SYDNEY (REUTERS) - Outspoken Australian Senator Jacqui Lambie quit the political party headed by mining magnate Clive Palmer on Monday to become an independent, potentially affecting the government's ability to pass legislation.
Lambie resigned from the Palmer United Party, which holds the balance of power in parliament, after a dispute over pay for the military and has said she will not support any government legislation until the pay offer is reviewed.
Lambie, who represents the state of Tasmania, was removed from her position as deputy leader of the party last week and was barred from all parliamentary party meetings as the row escalated.
"Being a member of Palmer United has prevented me from voting in this chamber in a way that gives my Tasmania the best chance of recovering and once again becoming prosperous," Lambie told the upper house Senate on Monday.
The Palmer United Party has been a thorn in the side of Prime Minister Tony Abbott's conservative government since it won three Senate seats at last year's general election.
Palmer held the new Senate hostage over the repeal of Australia's controversial carbon tax for weeks as he haggled for concessions, before threatening to block the budget.

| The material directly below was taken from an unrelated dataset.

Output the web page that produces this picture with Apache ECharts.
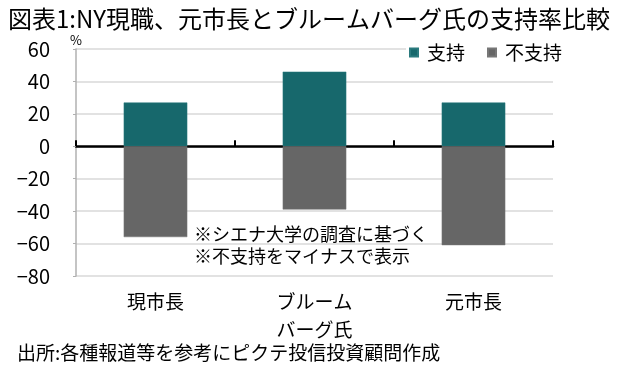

With the Palmer United Party now down to two senators, its ability to pass or block legislation has been diminished. However, it also makes it harder for Abbott's government to negotiate deals to get laws passed.
Lambie, 43, a former army corporal, has become one of Australia's most recognisable and colourful politicians in her short time in office. She has garnered headlines for a range of controversial comments, including her belief that China could invade Australia and applauding Russian President Vladimir Putin's "very strong leadership".